Growing Up Absurd In R.I.

If you've seen the ads for "Outside Providence," you've been deceived. This is not, as Miramax would like you to believe, "There's Something About Mary" meets "Dumb & Dumber." Yes, it was written by the Farrelly brothers (along with Michael Corrente, the director) and based on Peter Farrelly's novel--and, yes, it's often very funny. But gross-out farce is neither its style nor its objective. A memory piece set in 1974, it's the coming-of-age story of a working-class teenager, Tim Dunphy (Shawn Hatosy), from Pawtucket, R.I. Tim's got a gruff but loving widowed dad (Alec Baldwin) who calls him Dildo, a kid brother in a wheelchair, a three-legged dog, a small circle of stoner friends and a view of the world that doesn't stretch farther than the end of his bong.
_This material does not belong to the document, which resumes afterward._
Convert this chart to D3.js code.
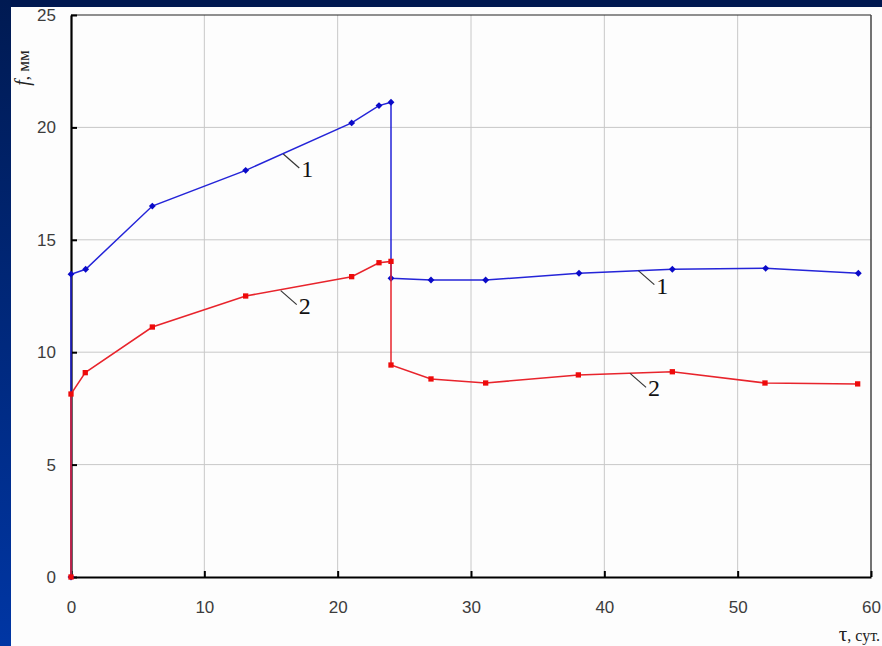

All that begins to change when, to get him off the hook with the law, he's sent for his senior year to the preppy Cornwall Academy for Boys. Cornwall is just the sort of uptight, disciplinarian institution a blue-collar kid like Tim--who doesn't know how to tie his tie--was born to disrupt.

It's also just the sort of place where he'll fall in love with a thoroughbred beauty (Amy Smart) and discover there's more to life than listening to the Allman Brothers. All coming-of-age stories tell essentially the same story. If they rise above cliche--and "Outside Providence" does, several contrived moments aside--it's because they play telling variations on an old theme. Whether it's Tim giving his girl a double roach clip for a Christmas present, or the convincing way Baldwin and Hatosy navigate their ambivalent feelings toward each other, the movie gets a lot of the details right.

Director Corrente ("Federal Hill"), who grew up in Providence, has a nice feel for the '70s, and a simple but sensitive style. He turns this cast of largely fresh faces into an impressive ensemble. (But why do the wigs have to be so obvious?) Baldwin once again shows that he's a far more interesting character actor than Hollywood leading man. Of course, no project Bobby and Peter Farrelly worked on would be complete without masturbation, vomiting and a couple of crashing wheelchair gags--but Corrente puts them in a human, not cartoon, context. This is a sweet, funny little movie, and with luck it can survive the marketing con job. "Outside Providence" is winning enough on its own terms.

Outside Providence.Miramax. Opens Sept. 3.